» **Aim**
Give an exact transcription of every line, dropping the images.

» **Data**
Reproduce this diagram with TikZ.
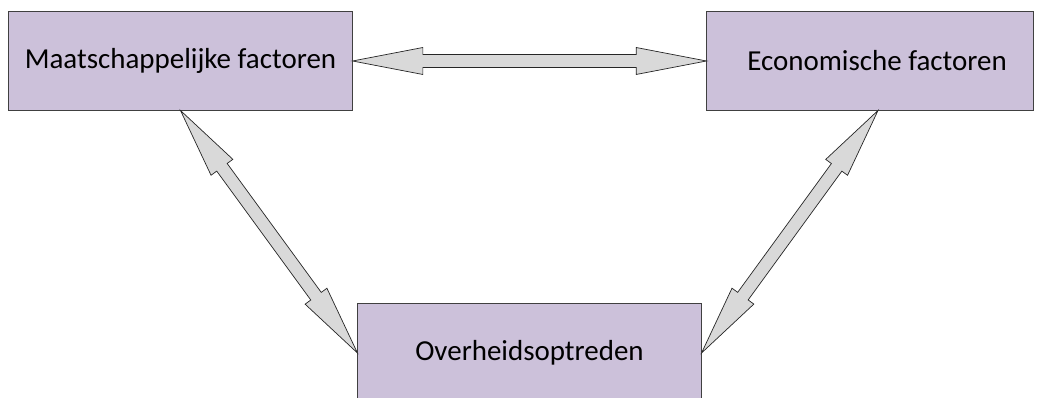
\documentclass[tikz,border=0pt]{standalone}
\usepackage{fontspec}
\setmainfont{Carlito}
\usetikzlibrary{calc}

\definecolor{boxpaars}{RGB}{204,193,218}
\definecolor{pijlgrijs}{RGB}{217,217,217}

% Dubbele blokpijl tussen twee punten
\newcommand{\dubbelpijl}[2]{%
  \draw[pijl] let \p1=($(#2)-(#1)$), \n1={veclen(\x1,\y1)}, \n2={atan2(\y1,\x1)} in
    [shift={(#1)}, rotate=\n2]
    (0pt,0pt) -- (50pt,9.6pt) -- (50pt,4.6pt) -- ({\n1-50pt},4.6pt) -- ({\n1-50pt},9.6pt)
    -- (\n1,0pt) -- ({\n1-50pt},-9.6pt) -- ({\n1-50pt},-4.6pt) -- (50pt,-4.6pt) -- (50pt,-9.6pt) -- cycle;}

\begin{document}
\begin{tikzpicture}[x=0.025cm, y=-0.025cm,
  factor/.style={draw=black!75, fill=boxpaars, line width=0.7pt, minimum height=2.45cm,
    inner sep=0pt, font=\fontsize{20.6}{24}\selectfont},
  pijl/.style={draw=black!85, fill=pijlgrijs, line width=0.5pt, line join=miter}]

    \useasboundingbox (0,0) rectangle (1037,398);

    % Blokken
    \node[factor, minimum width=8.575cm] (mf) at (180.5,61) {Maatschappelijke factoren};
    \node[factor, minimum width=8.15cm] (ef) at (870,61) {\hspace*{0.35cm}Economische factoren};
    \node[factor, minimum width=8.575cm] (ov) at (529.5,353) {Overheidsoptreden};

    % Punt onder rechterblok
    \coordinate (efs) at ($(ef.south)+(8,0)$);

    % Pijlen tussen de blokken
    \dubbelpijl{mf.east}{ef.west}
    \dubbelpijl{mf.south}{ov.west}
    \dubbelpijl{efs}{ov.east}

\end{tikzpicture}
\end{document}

» **Task output**
Reproduce this diagram with TikZ.
\documentclass[tikz,border=0pt]{standalone}
\usepackage{fontspec}
\setmainfont{Carlito}
\usetikzlibrary{calc}

\definecolor{boxpaars}{RGB}{204,193,218}
\definecolor{pijlgrijs}{RGB}{217,217,217}

% Dubbele blokpijl tussen twee punten
\newcommand{\dubbelpijl}[2]{%
  \draw[pijl] let \p1=($(#2)-(#1)$), \n1={veclen(\x1,\y1)}, \n2={atan2(\y1,\x1)} in
    [shift={(#1)}, rotate=\n2]
    (0pt,0pt) -- (50pt,9.6pt) -- (50pt,4.6pt) -- ({\n1-50pt},4.6pt) -- ({\n1-50pt},9.6pt)
    -- (\n1,0pt) -- ({\n1-50pt},-9.6pt) -- ({\n1-50pt},-4.6pt) -- (50pt,-4.6pt) -- (50pt,-9.6pt) -- cycle;}

\begin{document}
\begin{tikzpicture}[x=0.025cm, y=-0.025cm,
  factor/.style={draw=black!75, fill=boxpaars, line width=0.7pt, minimum height=2.45cm,
    inner sep=0pt, font=\fontsize{20.6}{24}\selectfont},
  pijl/.style={draw=black!85, fill=pijlgrijs, line width=0.5pt, line join=miter}]

    \useasboundingbox (0,0) rectangle (1037,398);

    % Blokken
    \node[factor, minimum width=8.575cm] (mf) at (180.5,61) {Maatschappelijke factoren};
    \node[factor, minimum width=8.15cm] (ef) at (870,61) {\hspace*{0.35cm}Economische factoren};
    \node[factor, minimum width=8.575cm] (ov) at (529.5,353) {Overheidsoptreden};

    % Punt onder rechterblok
    \coordinate (efs) at ($(ef.south)+(8,0)$);

    % Pijlen tussen de blokken
    \dubbelpijl{mf.east}{ef.west}
    \dubbelpijl{mf.south}{ov.west}
    \dubbelpijl{efs}{ov.east}

\end{tikzpicture}
\end{document}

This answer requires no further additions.